■ **EXERCISE GOAL**:
Below are some records. Say how many of their lines contain the string "that", and give nothing but the number.

===== RECORD EXTRACTS =====

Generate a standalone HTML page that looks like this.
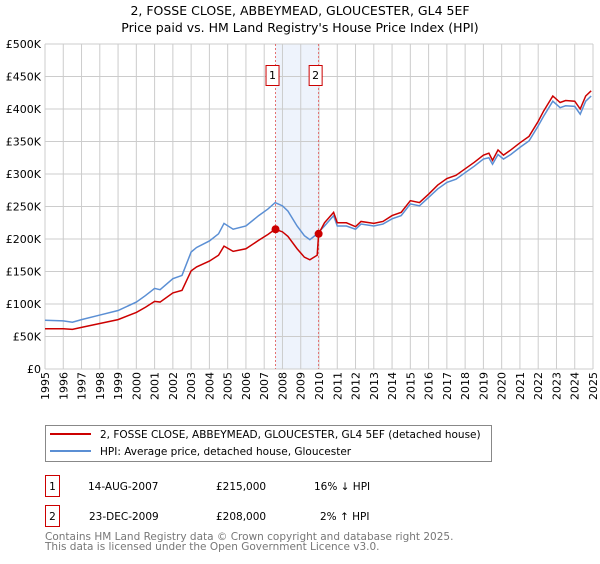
<!DOCTYPE html>
<html><head><meta charset="utf-8"><style>
body{margin:0;background:#fff;font-family:"DejaVu Sans","Liberation Sans",sans-serif;}
svg text{font-family:"DejaVu Sans","Liberation Sans",sans-serif;}
</style></head><body>
<svg id="c" width="600" height="560" viewBox="0 0 600 560" xmlns="http://www.w3.org/2000/svg">
<text x="300" y="15" text-anchor="middle" font-size="12.5">2, FOSSE CLOSE, ABBEYMEAD, GLOUCESTER, GL4 5EF</text>
<text x="300" y="32" text-anchor="middle" font-size="12.5">Price paid vs. HM Land Registry's House Price Index (HPI)</text>
<g id="grid"></g><g id="marks"></g><g id="axes"></g>
<g>
<rect x="45.5" y="425.5" width="446" height="36" fill="#fff" stroke="#888"/>
<line x1="50" y1="434" x2="91" y2="434" stroke="#cc0000" stroke-width="2"/>
<text x="100" y="438" font-size="10.5">2, FOSSE CLOSE, ABBEYMEAD, GLOUCESTER, GL4 5EF (detached house)</text>
<line x1="50" y1="451" x2="91" y2="451" stroke="#5b8fd4" stroke-width="2"/>
<text x="100" y="455" font-size="10.5">HPI: Average price, detached house, Gloucester</text>
</g>
<g font-size="10.5">
<rect x="45.5" y="475.5" width="14" height="21" fill="none" stroke="#cc0000"/>
<text x="52.5" y="490" text-anchor="middle">1</text>
<text x="88" y="490">14-AUG-2007</text><text x="216" y="490">£215,000</text><text x="314" y="490">16% ↓ HPI</text>
<rect x="45.5" y="505.5" width="14" height="21" fill="none" stroke="#cc0000"/>
<text x="52.5" y="520" text-anchor="middle">2</text>
<text x="89" y="520">23-DEC-2009</text><text x="216" y="520">£208,000</text><text x="320" y="520">2% ↑ HPI</text>
</g>
<text x="45" y="540" font-size="10.5" fill="#777">Contains HM Land Registry data © Crown copyright and database right 2025.</text>
<text x="45" y="550" font-size="10.5" fill="#777">This data is licensed under the Open Government Licence v3.0.</text>
</svg>
<script>
const hpiYears=[1995,1996,1996.5,1997,1998,1999,2000,2000.5,2001,2001.3,2002,2002.5,2003,2003.3,2004,2004.5,2004.8,2005.3,2006,2006.7,2007.2,2007.6,2008,2008.3,2008.8,2009.2,2009.5,2009.9,2010.3,2010.8,2011,2011.5,2012,2012.3,2013,2013.5,2014,2014.5,2015,2015.5,2016,2016.5,2017,2017.5,2018,2018.5,2019,2019.3,2019.5,2019.8,2020.1,2020.5,2021,2021.5,2022,2022.3,2022.8,2023.2,2023.5,2024,2024.3,2024.6,2024.9];
const hpiValues=[75,74,72,76,83,90,103,113,124,122,139,144,180,187,197,208,224,215,220,236,246,256,251,243,220,205,199,208,220,236,220,220,215,223,220,223,231,236,254,251,264,277,287,292,302,312,323,325,315,330,323,330,341,351,374,389,412,402,405,404,392,412,420];
const redYears=[1995,1996,1996.5,1997,1998,1999,2000,2000.5,2001,2001.3,2002,2002.5,2003,2003.3,2004,2004.5,2004.8,2005.3,2006,2006.7,2007.2,2007.6,2008,2008.3,2008.8,2009.2,2009.5,2009.9,2009.98,2010.3,2010.8,2011,2011.5,2012,2012.3,2013,2013.5,2014,2014.5,2015,2015.5,2016,2016.5,2017,2017.5,2018,2018.5,2019,2019.3,2019.5,2019.8,2020.1,2020.5,2021,2021.5,2022,2022.3,2022.8,2023.2,2023.5,2024,2024.3,2024.6,2024.9];
const redValues=[62,62,61,64,70,76,87,95,104,103,117,121,151,157,166,175,189,181,185,198,207,215,211,204,185,172,168,175,208,225,241,225,225,219,227,224,227,236,241,259,256,269,283,293,298,308,318,329,332,321,337,329,337,348,358,381,397,420,410,413,412,400,420,428];
const saleYears=[2007.62,2009.98];
const saleValues=[215,208];
const saleLabels=["1","2"];
const yTicks=[0,50,100,150,200,250,300,350,400,450,500];
const yTickLabels=["£0","£50K","£100K","£150K","£200K","£250K","£300K","£350K","£400K","£450K","£500K"];
const L=45,R=593,T=44,B=369,X0=1995,X1=2025,YMAX=500;
const xs=y=>L+(y-X0)/(X1-X0)*(R-L);
const ys=v=>B-v/YMAX*(B-T);
const NS="http://www.w3.org/2000/svg";
function mk(p,t,a){const e=document.createElementNS(NS,t);for(const k in a)e.setAttribute(k,a[k]);p.appendChild(e);return e;}
const g=document.getElementById('grid'),m=document.getElementById('marks'),ax=document.getElementById('axes');
const sh=mk(g,'rect',{x:xs(saleYears[0]),y:T,width:xs(saleYears[1])-xs(saleYears[0]),height:B-T,fill:'#eef3fc'});


for(let y=X0;y<=X1;y++){
 const l=mk(g,'line',{x1:xs(y),x2:xs(y),y1:T,y2:B,stroke:'#cccccc'});
 
 
 const t=mk(ax,'text',{x:0,y:0,'font-size':11,'text-anchor':'end',transform:`translate(${xs(y)+4},${B+3}) rotate(-90)`});
 t.textContent=y;
 
 
}
yTicks.forEach((v,i)=>{
 const l=mk(g,'line',{x1:L,x2:R,y1:ys(v),y2:ys(v),stroke:'#cccccc'});
 
 
 const t=mk(ax,'text',{x:L-4,y:ys(v)+4,'font-size':11,'text-anchor':'end'});
 t.textContent=yTickLabels[i];
 
 
});
saleYears.forEach((y,i)=>{
 const l=mk(m,'line',{x1:xs(y),x2:xs(y),y1:T,y2:B,stroke:'#e05050','stroke-dasharray':'2,2','stroke-width':0.8});
 
 
});
const pb=mk(m,'polyline',{points:hpiYears.map((y,i)=>xs(y)+','+ys(hpiValues[i])).join(' '),fill:'none',stroke:'#5b8fd4','stroke-width':1.5});


const pr=mk(m,'polyline',{points:redYears.map((y,i)=>xs(y)+','+ys(redValues[i])).join(' '),fill:'none',stroke:'#cc0000','stroke-width':1.5});


saleYears.forEach((y,i)=>{
 const c=mk(m,'circle',{cx:xs(y),cy:ys(saleValues[i]),r:4,fill:'#cc0000'});
 
 
 const bx=mk(m,'rect',{x:xs(y)-9.5,y:65.5,width:13,height:20,fill:'#fff',stroke:'#cc0000'});
 
 
 const t=mk(m,'text',{x:xs(y)-3,y:79,'font-size':11,'text-anchor':'middle'});
 t.textContent=saleLabels[i];
 
 
});
</script>
</body></html>
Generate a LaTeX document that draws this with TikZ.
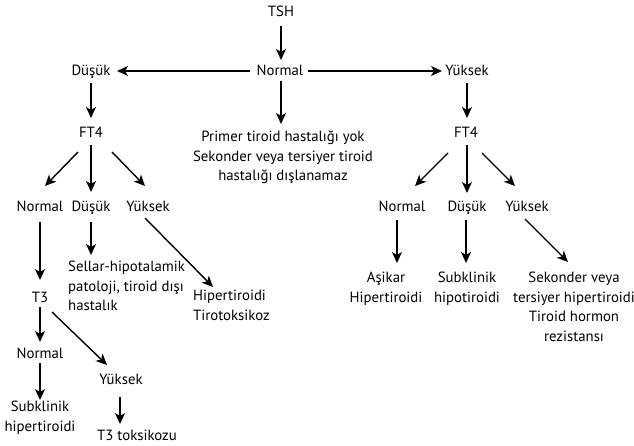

=====

■ **EXERCISE RESULT**:
2